Core Capabilities of the Framework
The design goal of BigCodeLLM-FT-Proj is to cover the entire lifecycle of model fine-tuning, with core capabilities including:
Data Engineering Module
The quality of code fine-tuning largely depends on the quality of training data. The framework provides a robust data engineering toolchain, supporting code data collection from multiple sources (GitHub repositories, code documents, Stack Overflow, etc.), and performing preprocessing operations such as cleaning, deduplication, and formatting. In particular, the framework supports code-specific data augmentation strategies, such as semantically equivalent code transformation, comment generation, and code completion sample construction.
Multilingual Support
Modern software development rarely limits itself to a single programming language.
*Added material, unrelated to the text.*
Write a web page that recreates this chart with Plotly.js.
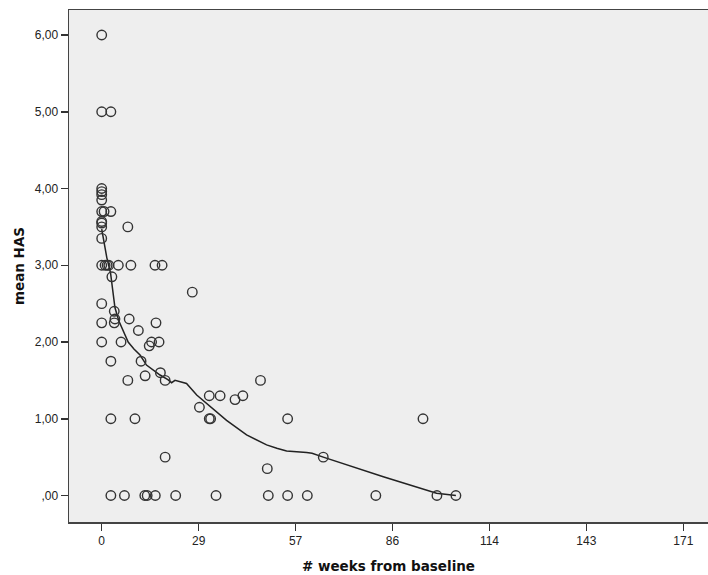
<!DOCTYPE html>
<html>
<head>
<meta charset="utf-8">
<script src="https://cdn.plot.ly/plotly-3.0.1.min.js"></script>
<style>html,body{margin:0;padding:0;background:#fff;}#chart{width:708px;height:575px;}</style>
</head>
<body>
<div id="chart"></div>
<script>
// Observed points: weeks from baseline and mean HAS
const weeks = [
  0,0,0,0,0,0,0,0,0,0,0,0,0,0,0,
  0.7,1.0,1.6,2.1,
  2.7,2.7,2.7,2.7,2.7,
  3.0,3.7,3.9,3.7,4.9,5.7,6.7,
  7.7,7.7,8.1,8.6,9.8,10.8,11.6,12.7,12.8,13.4,14.0,14.7,
  15.7,15.8,16.0,16.9,17.3,17.8,18.7,18.7,21.8,
  26.7,28.8,31.7,31.7,32.1,33.7,34.9,39.3,41.6,46.8,48.8,49.1,
  54.8,54.8,60.6,65.3,80.8,94.7,98.8,104.4
];
const meanHAS = [
  6.0,5.0,4.0,3.96,3.92,3.85,3.7,3.57,3.55,3.5,3.35,3.0,2.5,2.25,2.0,
  3.7,3.0,3.0,3.0,
  5.0,3.7,1.75,1.0,0.0,
  2.85,2.40,2.30,2.25,3.0,2.0,0.0,
  3.5,1.5,2.30,3.0,1.0,2.15,1.75,0.0,1.56,0.0,1.95,2.0,
  3.0,0.0,2.25,2.0,1.60,3.0,1.50,0.50,0.0,
  2.65,1.15,1.30,1.0,1.0,0.0,1.30,1.25,1.30,1.50,0.35,0.0,
  1.0,0.0,0.0,0.50,0.0,1.0,0.0,0.0
];
// Fit line
const fitWeeks = [0,0.5,1.5,2.6,3.9,5.0,6.2,7.8,9.5,11.3,13.2,15.0,17.2,19.5,20.6,21.6,22.5,25.0,28.0,31.9,36.8,42.7,48.6,51.6,54.5,60.4,62.0,65.3,83.0,98.7,104.4];
const fitHAS  = [3.47,3.33,3.10,2.90,2.45,2.28,2.16,2.00,1.91,1.83,1.70,1.64,1.57,1.51,1.47,1.50,1.49,1.46,1.31,1.16,0.98,0.79,0.66,0.615,0.58,0.56,0.55,0.50,0.245,0.03,0.0];

const xTickVals = [0,28.571,57.143,85.714,114.286,142.857,171.429];
const xTickText = ["0","29","57","86","114","143","171"];
const yTickVals = [0,1,2,3,4,5,6];
const yTickText = [",00","1,00","2,00","3,00","4,00","5,00","6,00"];

const traces = [
  {
    x: fitWeeks, y: fitHAS, type: 'scatter', mode: 'lines',
    line: {color: '#222', width: 1.5},
    hoverinfo: 'skip', showlegend: false
  },
  {
    x: weeks, y: meanHAS, type: 'scatter', mode: 'markers',
    marker: {symbol: 'circle-open', size: 9.5, color: '#333', line: {color: '#333', width: 1.4}},
    showlegend: false
  }
];

const layout = {
  width: 708, height: 575,
  margin: {l: 69, r: 0, t: 10, b: 53},
  paper_bgcolor: '#ffffff',
  plot_bgcolor: '#eeeeee',
  font: {family: '"Liberation Sans", Arial, sans-serif', size: 12, color: '#222'},
  xaxis: {
    range: [-9.64, 178.7],
    tickmode: 'array', tickvals: xTickVals, ticktext: xTickText,
    ticks: 'outside', ticklen: 7, tickwidth: 1.5, tickcolor: '#333',
    showgrid: false, zeroline: false,
    showline: true, linecolor: '#444', linewidth: 1.5, mirror: true,
    tickfont: {family: '"Liberation Sans", Arial, sans-serif', size: 12, color: '#222'},
    title: {text: '# weeks from baseline', standoff: 14,
            font: {family: '"DejaVu Sans", Verdana, sans-serif', size: 13.5, color: '#111', weight: 'bold'}}
  },
  yaxis: {
    range: [-0.345, 6.326],
    tickmode: 'array', tickvals: yTickVals, ticktext: yTickText,
    ticks: 'outside', ticklen: 7, tickwidth: 1.5, tickcolor: '#333',
    showgrid: false, zeroline: false,
    showline: true, linecolor: '#444', linewidth: 1.5, mirror: false,
    tickfont: {family: '"Liberation Sans", Arial, sans-serif', size: 12, color: '#222'},
    title: {text: 'mean HAS', standoff: 7,
            font: {family: '"DejaVu Sans", Verdana, sans-serif', size: 13.5, color: '#111', weight: 'bold'}}
  }
};

Plotly.newPlot('chart', traces, layout, {staticPlot: true, displayModeBar: false});
</script>
</body>
</html>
The framework natively supports mixed training of mainstream programming languages including Python, JavaScript, Java, C/C++, Go, and Rust, and provides language recognition and language-specific preprocessing pipelines.
Efficient Training Architecture
Based on parameter-efficient fine-tuning technologies like LoRA, QLoRA, and Adapter, the framework enables fine-tuning of large models on consumer-grade hardware. It also supports distributed training frameworks such as DeepSpeed and FSDP to meet large-scale training needs.
Evaluation and Validation
The framework has a built-in evaluation suite for code models, supporting mainstream code capability evaluation benchmarks like HumanEval, MBPP, and DS-1000, and provides an extension interface for custom evaluation tasks.